The World Bank estimated that the opium GDP of Afghanistan is between $2.6 and $2.7 billion. This amounts to 27 percent of the country’s total GDP, both licit and illicit. And yet, only 3 percent of the natural agricultural land in Afghanistan is used for its production. Poverty is widespread in Afghanistan and many of farmers are compelled by economics and force to grow opium. “Opium is valued at over $4,500 per hectare, as opposed to only $266 for wheat.” Because of this potential profit, many farmers are pressured to cultivate opium by various organizations, warlords and landowners.

The provinces of Helmand and Kandahar, which were regularly in the news during the war in Afghanistan, are also the primary opium producing provinces in the country. As former Afghan president Hamid Karzia said: “The question of drugs . . . is one that will determine Afghanistan’s future. . . . [I]f we fail, we will fail as a state eventually, and we will fall back in the hands of terrorism.”

According to sources in Spanish intelligence, the Islamic State and other jihadist groups are using their connections in the illegal drug market to finance their operations in Iraq and Syria. Jihadists use their knowledge of drug smuggling routes to export arms, contraband and new recruits from Europe to Iraq and Syria. Ironically, the pressure to dry up legal fundraising for terrorist organizations has contributed to their increased trade with illegal arms and drugs.

According to reports from Spain’s recently established government intelligence and counter-terrorism unit CITCO, 20% percent of those detained in Spain under suspicion of working with Islamic State and other jihadist groups have previously served prison sentences for offences such as drug trafficking or document counterfeiting.

FARC rebels control over 60 percent of Columbia’s drug trade, including overseas trafficking. The Revolutionary Armed Forces of Columbia (FARC) earns about $1 billion annually from the production and sale of cocaine in Columbia. According to General Jose Roberto Leon, the head of the Columbian national police force, “We have information found on computers after operations that have captured or killed FARC leaders, and it’s involvement in drug trafficking is evident.” The Columbian anti-narcotics police chief, General Ricardo Restrepo, said that officials fear that if a peace deal with FARC is successfully negotiated, thus cutting into cocaine production, that new gangs producing synthetic drugs will emerge. “It will be our next battle.”

The connection between terrorism and drug trafficking does not currently get much attention in the news media, in part, because the connections are difficult to make.

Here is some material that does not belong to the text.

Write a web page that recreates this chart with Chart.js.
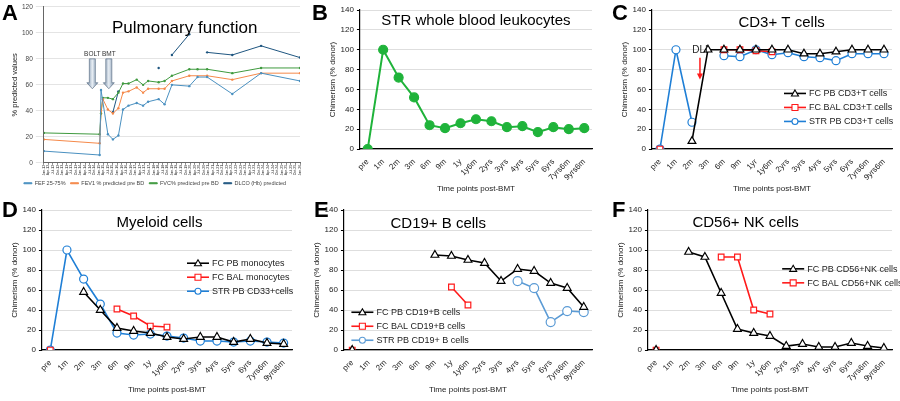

But it does exist and seems to be a growing trend. Spanish intelligence sources have reported that European jihadist groups are using drug smuggling routes to export drug contraband and new recruits from Europe to Iraq and Syria. And most of the cocaine entering Europe is reportedly going through territories controlled by the Islamic State.

The Birmingham bust discussed above is particularly disturbing to me as it connects the making and distribution of the newest addictive danger, new psychoactive substances (NPS), with terrorism. This combination truly is a two-for-one threat. But we can have a two-for-one response to that threat. Both the war on drugs and the war on terrorism can be fought by social policies as well as drug treatment and education that aim for the reduction of drug use.  Who would have thought that the slogan in the war on drugs would someday be: Fight Terrorism by Becoming Drug Free.